◆ **Dataset excerpts**:

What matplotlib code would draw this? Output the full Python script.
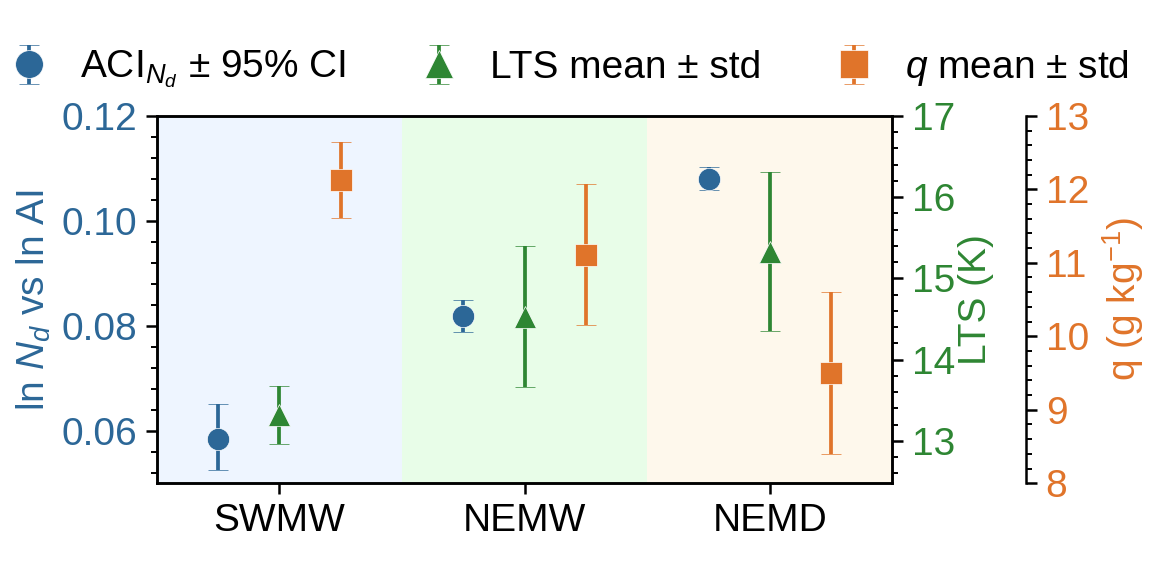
import matplotlib
matplotlib.use("Agg")
import matplotlib.pyplot as plt
from matplotlib.ticker import MultipleLocator, FormatStrFormatter
import numpy as np

plt.rcParams["font.family"] = ["Liberation Sans", "DejaVu Sans"]
plt.rcParams["mathtext.fontset"] = "custom"
plt.rcParams["mathtext.rm"] = "Liberation Sans"
plt.rcParams["mathtext.it"] = "Liberation Sans:italic"

regions = ["SWMW", "NEMW", "NEMD"]
region_bg = ["#EEF5FF", "#E8FDE8", "#FEF8EC"]

# ACI with 95% CI bounds
aci = [0.0585, 0.0818, 0.1080]
aci_lo = [0.0526, 0.0789, 0.1059]
aci_hi = [0.0650, 0.0850, 0.1103]

# LTS mean and std (K)
lts = [13.32, 14.53, 15.33]
lts_std = [0.36, 0.87, 0.98]

# q mean and std (g/kg)
q = [12.13, 11.11, 9.50]
q_std = [0.52, 0.96, 1.10]

c_aci = "#2C6797"
c_lts = "#2E8633"
c_q = "#E0742A"

fig = plt.figure(figsize=(11.53, 5.85), dpi=100)
ax = fig.add_axes([0.136, 0.174, 0.638, 0.628])
ax2 = ax.twinx()
ax3 = ax.twinx()
ax3.spines["right"].set_position(("axes", 1.182))
for s in ["top", "bottom", "left"]:
    ax3.spines[s].set_visible(False)

x = np.arange(len(regions))
for i, c in enumerate(region_bg):
    ax.axvspan(i - 0.5, i + 0.5, color=c, lw=0, zorder=0)

ekw = dict(capsize=7.5, elinewidth=2.7, capthick=2.7, markersize=16,
           markeredgecolor="white", markeredgewidth=0.5, ls="none")
yerr_aci = [np.array(aci) - np.array(aci_lo), np.array(aci_hi) - np.array(aci)]
h1 = ax.errorbar(x - 0.25, aci, yerr=yerr_aci, fmt="o", color=c_aci, **ekw)
h2 = ax2.errorbar(x, lts, yerr=lts_std, fmt="^", color=c_lts, **ekw)
h3 = ax3.errorbar(x + 0.25, q, yerr=q_std, fmt="s", color=c_q, **ekw)

ax.set_xlim(-0.5, 2.5)
ax.set_ylim(0.05, 0.12)
ax2.set_ylim(12.48, 17)
ax3.set_ylim(8, 13)

ax.set_xticks(x)
ax.set_xticklabels(regions)
ax.yaxis.set_major_locator(MultipleLocator(0.02))
ax.yaxis.set_minor_locator(MultipleLocator(0.004))
ax.yaxis.set_major_formatter(FormatStrFormatter("%.2f"))
ax2.yaxis.set_major_locator(MultipleLocator(1))
ax2.yaxis.set_minor_locator(MultipleLocator(0.2))
ax3.yaxis.set_major_locator(MultipleLocator(1))
ax3.yaxis.set_minor_locator(MultipleLocator(0.2))

fs = 28
for a in [ax, ax2, ax3]:
    for s in a.spines.values():
        s.set_linewidth(1.8)
    a.tick_params(which="major", length=8, width=1.8, labelsize=fs, pad=6)
    a.tick_params(which="minor", length=4.5, width=1.4)

ax.tick_params(axis="y", colors="black", labelcolor=c_aci)
ax2.tick_params(axis="y", which="both", colors="black", labelcolor=c_lts)
ax3.tick_params(axis="y", which="both", colors="black", labelcolor=c_q)

ax.set_ylabel(r"ln $N_d$ vs ln AI", color=c_aci, fontsize=fs, labelpad=6)
ax2.set_ylabel("LTS (K)", color=c_lts, fontsize=fs, labelpad=2)
ax3.set_ylabel(r"q (g kg$^{-1}$)", color=c_q, fontsize=fs, labelpad=8)

fig.legend([h1, h2, h3],
           [r"ACI$_{N_d}$ ± 95% CI", "LTS mean ± std", r"$q$ mean ± std"],
           loc="center", bbox_to_anchor=(0.492, 0.882), ncol=3,
           frameon=False, fontsize=fs, handletextpad=0.7, columnspacing=1.8,
           handlelength=1.2, markerscale=1.25)

fig.savefig("out.png", dpi=100)
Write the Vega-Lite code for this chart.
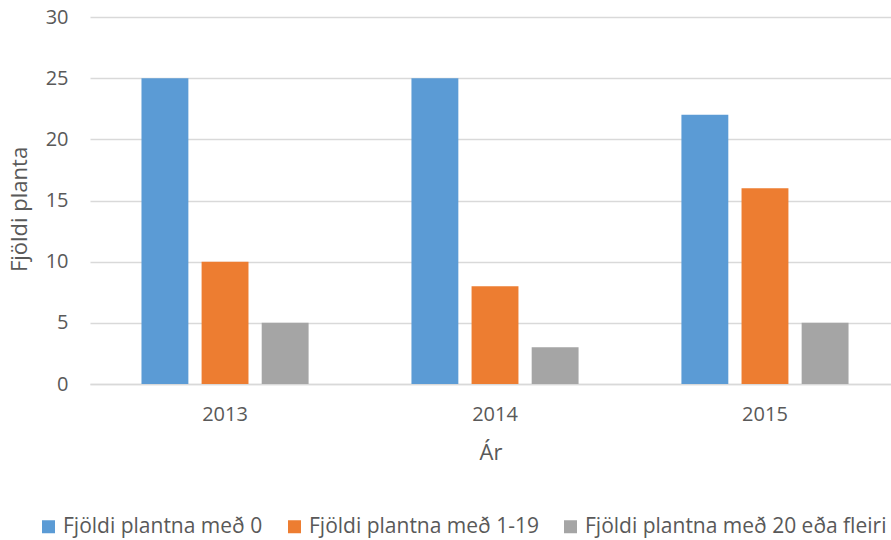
{
  "$schema": "https://vega.github.io/schema/vega-lite/v6.json",
  "width": 801,
  "height": 367,
  "autosize": {"type": "none"},
  "padding": {"left": 90, "top": 17, "right": 0, "bottom": 156},
  "background": "white",
  "config": {
    "view": {"stroke": null},
    "font": "Open Sans",
    "axis": {"labelColor": "#595959", "titleColor": "#595959", "labelFont": "Open Sans", "titleFont": "Open Sans", "titleFontWeight": "normal"}
  },
  "data": {
    "values": [
      {"year": "2013", "series": "Fjöldi plantna með 0", "value": 25},
      {"year": "2013", "series": "Fjöldi plantna með 1-19", "value": 10},
      {"year": "2013", "series": "Fjöldi plantna með 20 eða fleiri", "value": 5},
      {"year": "2014", "series": "Fjöldi plantna með 0", "value": 25},
      {"year": "2014", "series": "Fjöldi plantna með 1-19", "value": 8},
      {"year": "2014", "series": "Fjöldi plantna með 20 eða fleiri", "value": 3},
      {"year": "2015", "series": "Fjöldi plantna með 0", "value": 22},
      {"year": "2015", "series": "Fjöldi plantna með 1-19", "value": 16},
      {"year": "2015", "series": "Fjöldi plantna með 20 eða fleiri", "value": 5}
    ]
  },
  "mark": {"type": "bar"},
  "encoding": {
    "x": {
      "field": "year", "type": "nominal", "title": "Ár",
      "scale": {"paddingInner": 0.381, "paddingOuter": 0.174, "align": 0.548},
      "axis": {"labelAngle": 0, "labelFontSize": 20, "titleFontSize": 22, "ticks": false, "domain": true, "domainColor": "#D9D9D9", "domainWidth": 1.5, "labelPadding": 20, "titlePadding": 18, "grid": false}
    },
    "xOffset": {"field": "series", "type": "nominal", "scale": {"paddingInner": 0.22, "paddingOuter": 0}},
    "y": {
      "field": "value", "type": "quantitative", "title": "Fjöldi planta",
      "scale": {"domain": [0, 30]},
      "axis": {"values": [0, 5, 10, 15, 20, 25, 30], "labelFontSize": 20, "titleFontSize": 22, "ticks": false, "domain": false, "gridColor": "#D9D9D9", "gridWidth": 1.5, "labelPadding": 22, "titlePadding": 14, "titleY": 192}
    },
    "color": {
      "field": "series", "type": "nominal",
      "scale": {"range": ["#5B9BD5", "#ED7D31", "#A5A5A5"]},
      "legend": {"title": null, "orient": "none", "direction": "horizontal", "legendX": -52, "legendY": 499, "symbolType": "square", "symbolSize": 169, "symbolStrokeWidth": 0, "labelFontSize": 21, "labelLimit": 400, "labelColor": "#595959", "labelFont": "Open Sans", "columnPadding": 21, "symbolOffset": 0, "labelOffset": 4}
    }
  }
}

◆ **What the exercise asks**: Each entry above is to be written out again unchanged, apart from the pictures, which are left out.

◆ **Worked solution**:
What matplotlib code would draw this? Output the full Python script.
import matplotlib
matplotlib.use("Agg")
import matplotlib.pyplot as plt
from matplotlib.ticker import MultipleLocator, FormatStrFormatter
import numpy as np

plt.rcParams["font.family"] = ["Liberation Sans", "DejaVu Sans"]
plt.rcParams["mathtext.fontset"] = "custom"
plt.rcParams["mathtext.rm"] = "Liberation Sans"
plt.rcParams["mathtext.it"] = "Liberation Sans:italic"

regions = ["SWMW", "NEMW", "NEMD"]
region_bg = ["#EEF5FF", "#E8FDE8", "#FEF8EC"]

# ACI with 95% CI bounds
aci = [0.0585, 0.0818, 0.1080]
aci_lo = [0.0526, 0.0789, 0.1059]
aci_hi = [0.0650, 0.0850, 0.1103]

# LTS mean and std (K)
lts = [13.32, 14.53, 15.33]
lts_std = [0.36, 0.87, 0.98]

# q mean and std (g/kg)
q = [12.13, 11.11, 9.50]
q_std = [0.52, 0.96, 1.10]

c_aci = "#2C6797"
c_lts = "#2E8633"
c_q = "#E0742A"

fig = plt.figure(figsize=(11.53, 5.85), dpi=100)
ax = fig.add_axes([0.136, 0.174, 0.638, 0.628])
ax2 = ax.twinx()
ax3 = ax.twinx()
ax3.spines["right"].set_position(("axes", 1.182))
for s in ["top", "bottom", "left"]:
    ax3.spines[s].set_visible(False)

x = np.arange(len(regions))
for i, c in enumerate(region_bg):
    ax.axvspan(i - 0.5, i + 0.5, color=c, lw=0, zorder=0)

ekw = dict(capsize=7.5, elinewidth=2.7, capthick=2.7, markersize=16,
           markeredgecolor="white", markeredgewidth=0.5, ls="none")
yerr_aci = [np.array(aci) - np.array(aci_lo), np.array(aci_hi) - np.array(aci)]
h1 = ax.errorbar(x - 0.25, aci, yerr=yerr_aci, fmt="o", color=c_aci, **ekw)
h2 = ax2.errorbar(x, lts, yerr=lts_std, fmt="^", color=c_lts, **ekw)
h3 = ax3.errorbar(x + 0.25, q, yerr=q_std, fmt="s", color=c_q, **ekw)

ax.set_xlim(-0.5, 2.5)
ax.set_ylim(0.05, 0.12)
ax2.set_ylim(12.48, 17)
ax3.set_ylim(8, 13)

ax.set_xticks(x)
ax.set_xticklabels(regions)
ax.yaxis.set_major_locator(MultipleLocator(0.02))
ax.yaxis.set_minor_locator(MultipleLocator(0.004))
ax.yaxis.set_major_formatter(FormatStrFormatter("%.2f"))
ax2.yaxis.set_major_locator(MultipleLocator(1))
ax2.yaxis.set_minor_locator(MultipleLocator(0.2))
ax3.yaxis.set_major_locator(MultipleLocator(1))
ax3.yaxis.set_minor_locator(MultipleLocator(0.2))

fs = 28
for a in [ax, ax2, ax3]:
    for s in a.spines.values():
        s.set_linewidth(1.8)
    a.tick_params(which="major", length=8, width=1.8, labelsize=fs, pad=6)
    a.tick_params(which="minor", length=4.5, width=1.4)

ax.tick_params(axis="y", colors="black", labelcolor=c_aci)
ax2.tick_params(axis="y", which="both", colors="black", labelcolor=c_lts)
ax3.tick_params(axis="y", which="both", colors="black", labelcolor=c_q)

ax.set_ylabel(r"ln $N_d$ vs ln AI", color=c_aci, fontsize=fs, labelpad=6)
ax2.set_ylabel("LTS (K)", color=c_lts, fontsize=fs, labelpad=2)
ax3.set_ylabel(r"q (g kg$^{-1}$)", color=c_q, fontsize=fs, labelpad=8)

fig.legend([h1, h2, h3],
           [r"ACI$_{N_d}$ ± 95% CI", "LTS mean ± std", r"$q$ mean ± std"],
           loc="center", bbox_to_anchor=(0.492, 0.882), ncol=3,
           frameon=False, fontsize=fs, handletextpad=0.7, columnspacing=1.8,
           handlelength=1.2, markerscale=1.25)

fig.savefig("out.png", dpi=100)
Write the Vega-Lite code for this chart.
{
  "$schema": "https://vega.github.io/schema/vega-lite/v6.json",
  "width": 801,
  "height": 367,
  "autosize": {"type": "none"},
  "padding": {"left": 90, "top": 17, "right": 0, "bottom": 156},
  "background": "white",
  "config": {
    "view": {"stroke": null},
    "font": "Open Sans",
    "axis": {"labelColor": "#595959", "titleColor": "#595959", "labelFont": "Open Sans", "titleFont": "Open Sans", "titleFontWeight": "normal"}
  },
  "data": {
    "values": [
      {"year": "2013", "series": "Fjöldi plantna með 0", "value": 25},
      {"year": "2013", "series": "Fjöldi plantna með 1-19", "value": 10},
      {"year": "2013", "series": "Fjöldi plantna með 20 eða fleiri", "value": 5},
      {"year": "2014", "series": "Fjöldi plantna með 0", "value": 25},
      {"year": "2014", "series": "Fjöldi plantna með 1-19", "value": 8},
      {"year": "2014", "series": "Fjöldi plantna með 20 eða fleiri", "value": 3},
      {"year": "2015", "series": "Fjöldi plantna með 0", "value": 22},
      {"year": "2015", "series": "Fjöldi plantna með 1-19", "value": 16},
      {"year": "2015", "series": "Fjöldi plantna með 20 eða fleiri", "value": 5}
    ]
  },
  "mark": {"type": "bar"},
  "encoding": {
    "x": {
      "field": "year", "type": "nominal", "title": "Ár",
      "scale": {"paddingInner": 0.381, "paddingOuter": 0.174, "align": 0.548},
      "axis": {"labelAngle": 0, "labelFontSize": 20, "titleFontSize": 22, "ticks": false, "domain": true, "domainColor": "#D9D9D9", "domainWidth": 1.5, "labelPadding": 20, "titlePadding": 18, "grid": false}
    },
    "xOffset": {"field": "series", "type": "nominal", "scale": {"paddingInner": 0.22, "paddingOuter": 0}},
    "y": {
      "field": "value", "type": "quantitative", "title": "Fjöldi planta",
      "scale": {"domain": [0, 30]},
      "axis": {"values": [0, 5, 10, 15, 20, 25, 30], "labelFontSize": 20, "titleFontSize": 22, "ticks": false, "domain": false, "gridColor": "#D9D9D9", "gridWidth": 1.5, "labelPadding": 22, "titlePadding": 14, "titleY": 192}
    },
    "color": {
      "field": "series", "type": "nominal",
      "scale": {"range": ["#5B9BD5", "#ED7D31", "#A5A5A5"]},
      "legend": {"title": null, "orient": "none", "direction": "horizontal", "legendX": -52, "legendY": 499, "symbolType": "square", "symbolSize": 169, "symbolStrokeWidth": 0, "labelFontSize": 21, "labelLimit": 400, "labelColor": "#595959", "labelFont": "Open Sans", "columnPadding": 21, "symbolOffset": 0, "labelOffset": 4}
    }
  }
}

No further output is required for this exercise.